If you have a substantial sum invested in CDs but don’t want to jeopardize your interest earnings, CD-secured loans can give you cash in a pinch—and at lower rates than unsecured personal loans, says Pedersen. Before taking out any loan, it’s important to make sure you can meet the monthly payment, especially when cash is tight.

When paying an early withdrawal penalty makes sense

Despite all the drawbacks of CD early withdrawal penalties, there are times when paying them could make sense. You’ll need to assess each situation on a case-by-case basis to determine when paying the penalty puts you ahead.

“If you had to buy an air conditioning unit, it might be a lot cheaper just to pay the penalty to pull the funds from the CD versus putting that charge on a credit card, especially with credit card interest rates at 20% and higher for some people,” Pedersen says.

Paying an early withdrawal penalty could also make sense if your CD is earning considerably less than current interest rates.
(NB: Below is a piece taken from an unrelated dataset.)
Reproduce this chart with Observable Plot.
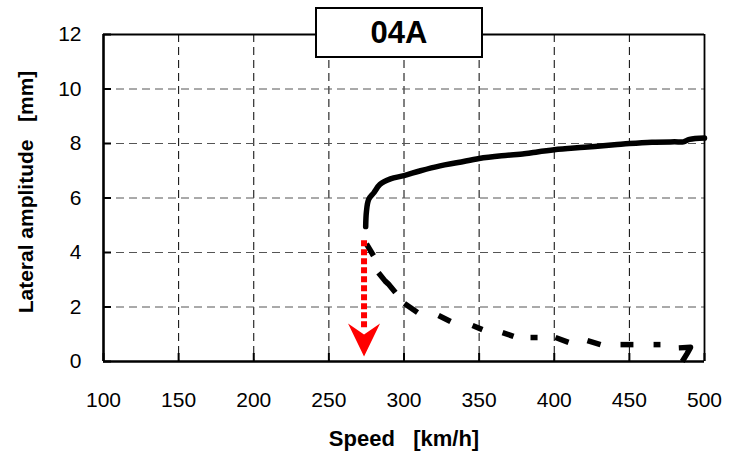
<!DOCTYPE html>
<html>
<head>
<meta charset="utf-8">
<script src="https://cdn.jsdelivr.net/npm/d3@7"></script>
<script src="https://cdn.jsdelivr.net/npm/@observablehq/plot@0.6"></script>
<style>
  html, body { margin: 0; padding: 0; background: #fff; }
  #wrap { position: relative; width: 730px; height: 460px; font-family: "Liberation Sans", Arial, sans-serif; }
  #title { position: absolute; left: 315px; top: 7px; width: 168px; height: 51px; box-sizing: border-box;
           border: 2px solid #000; background: #fff; font-weight: bold; font-size: 31px; text-align: center; line-height: 47px; }
</style>
</head>
<body>
<div id="wrap"><div id="title">04A</div></div>
<script>
// ---- data ----
const xTicks = [100, 150, 200, 250, 300, 350, 400, 450, 500];
const yTicks = [0, 2, 4, 6, 8, 10, 12];

// stable branch (solid)
const upperSpeed = [274.5, 275, 276.5, 280, 284, 291, 300, 311, 324, 336, 350, 365, 380, 385, 400, 420, 440, 450, 465, 480, 486, 490, 500];
const upperAmp   = [4.95, 5.5, 5.95, 6.2, 6.5, 6.7, 6.82, 7.0, 7.18, 7.3, 7.45, 7.55, 7.62, 7.66, 7.77, 7.86, 7.95, 8.0, 8.05, 8.06, 8.06, 8.15, 8.2];

// unstable branch (dashed): each dash is one short series
const lowerDash  = [1, 1, 2, 2, 2, 2, 3, 3, 4, 4, 5, 5, 6, 6, 7, 7, 8, 8, 9, 9, 10, 10, 11, 11, 12, 12, 12, 12];
const lowerSpeed = [275.0, 279.7, 283.0, 287.5, 289.5, 294.3, 300.3, 309.0, 323.0, 331.0, 345.6, 352.2, 365.6, 372.9, 384.2, 388.9, 400.8, 409.5, 422.1, 430.8, 444.1, 452.7, 466.1, 470.7, 482.9, 490.7, 488.5, 485.2];
const lowerAmp   = [4.32, 3.88, 3.26, 2.95, 2.85, 2.53, 2.13, 1.80, 1.69, 1.47, 1.32, 1.17, 1.06, 0.92, 0.88, 0.88, 0.88, 0.70, 0.77, 0.62, 0.62, 0.62, 0.62, 0.62, 0.50, 0.52, 0.30, 0.00];

// red arrow (onset speed)
const arrowSpeed = [273.4, 273.4];
const arrowAmp   = [4.45, 1.25];
const arrowTip   = [{s: 273.4, a: 0.18}];

const xTitle = "Speed\u00a0\u00a0\u00a0[km/h]";
const yTitle = "Lateral amplitude\u00a0\u00a0\u00a0[mm]";

const upper = upperSpeed.map((s, i) => ({s, a: upperAmp[i]}));
const lower = lowerSpeed.map((s, i) => ({s, a: lowerAmp[i], d: lowerDash[i]}));
const arrowLine = arrowSpeed.map((s, i) => ({s, a: arrowAmp[i]}));

const headSymbol = {
  draw(ctx) {
    ctx.moveTo(0, 0);
    ctx.lineTo(-16, -33);
    ctx.lineTo(0, -22);
    ctx.lineTo(16, -33);
    ctx.closePath();
  }
};

const font = "Liberation Sans, Arial, sans-serif";

const chart = Plot.plot({
  width: 730,
  height: 460,
  marginLeft: 103,
  marginRight: 26,
  marginTop: 34,
  marginBottom: 99,
  style: {fontFamily: font, background: "transparent", overflow: "visible"},
  x: {domain: [100, 500], label: null},
  y: {domain: [0, 12], label: null},
  marks: [
    Plot.gridX(xTicks.slice(1, -1), {stroke: "#000", strokeOpacity: 1, strokeWidth: 1, strokeDasharray: "8,5"}),
    Plot.gridY(yTicks.slice(1, -1), {stroke: "#555", strokeOpacity: 1, strokeWidth: 1, strokeDasharray: "8,5"}),
    // inner ticks
    Plot.axisX(xTicks, {tickSize: 8, dy: -8, text: null, strokeWidth: 2, label: null}),
    Plot.axisY(yTicks, {tickSize: 8, dx: 8, text: null, strokeWidth: 2, label: null}),
    // labels
    Plot.axisX(xTicks, {tickSize: 0, tickPadding: 31, fontSize: 21, fill: "#000", label: null}),
    Plot.axisY(yTicks, {tickSize: 0, tickPadding: 22, fontSize: 21, fill: "#000", label: null}),
    // frame
    Plot.ruleX([500], {stroke: "#000", strokeWidth: 1.8}),
    Plot.ruleY([12], {stroke: "#000", strokeWidth: 1.8}),
    Plot.ruleX([100], {stroke: "#000", strokeWidth: 2.6}),
    Plot.ruleY([0], {stroke: "#000", strokeWidth: 2.6}),
    // curves
    Plot.line(upper, {x: "s", y: "a", stroke: "#000", strokeWidth: 5.5, curve: "catmull-rom", strokeLinecap: "round"}),
    Plot.line(lower, {x: "s", y: "a", z: "d", stroke: "#000", strokeWidth: 5.5, strokeLinecap: "butt", strokeLinejoin: "round"}),
    // red arrow
    Plot.line(arrowLine, {x: "s", y: "a", stroke: "#ff0000", strokeWidth: 6, strokeDasharray: "6,3", strokeLinecap: "butt"}),
    Plot.dot(arrowTip, {x: "s", y: "a", r: 5, symbol: headSymbol, fill: "#ff0000", stroke: "none"}),
    // axis titles
    Plot.text([xTitle], {frameAnchor: "bottom", dy: 84, fontSize: 22, fontWeight: "bold", fill: "#000", lineAnchor: "bottom", textAnchor: "middle"}),
    Plot.text([yTitle], {frameAnchor: "left", dx: -77, dy: -6, rotate: -90, fontSize: 21, fontWeight: "bold", fill: "#000", textAnchor: "middle"})
  ]
});

document.getElementById("wrap").insertBefore(chart, document.getElementById("title"));
</script>
</body>
</html>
For example, if you have a long-term CD earning a 2% APY, and new CDs offer APYs in the 5% range, you should consider cashing out your long-term CD as it could mean earning 3% more on your cash.

Currently, CD rates are at a more than two-year high, and with some Fed officials signaling rate cuts later this year (depending on inflation), it’s possible that rates won’t soar any higher.

Some of the best CDs are offering APYs above 5%:

BMO AltoUp to 5.15% (on a 6-month CD)
First Internet BankUp to 5.26% (on a 12-month CD)
MYSB DirectUp to 5.20% (on a 9-month CD)
TAB BankUp to 5.27% (on a 12-month CD)
Quontic BankUp to 4.50% (on a 12-month CD)

The takeaway

CD early withdrawal penalties can hit you by surprise and put a significant dent in your earnings. So, before tapping a CD that hasn’t matured, look for alternative ways to get the funds you need. A solid emergency fund can help you weather a wide variety of financial curveballs, but there are times when breaking a CD can make sense.

“If you’re going to put money in the CD, know why you’re doing it and when you’re planning on using it, and then also have kind of a backup plan,” Ferguson says.

Frequently asked questions

What happens if I take my money out of a CD early?

Typically, you must pay an early withdrawal fee if you take money from a CD before maturity. You may not owe a fee if you take money out early from a no-penalty CD, as long as it’s been more than six days since you opened the CD.

What is the penalty for early withdrawal of a CD?

Early withdrawal penalties on CDs vary by bank and typically depend on the length of the term. Fees can range from seven to 365 days’ interest or more. Your bank’s deposit agreement will lay out the early withdrawal terms.

Can you deduct an early withdrawal penalty on a CD at tax time?

Federal law states that you can deduct an early withdrawal penalty on a CD when calculating your adjusted gross income on your taxes. If you have questions about where to account for early withdrawal fees on your Form 1040, a tax advisor can help.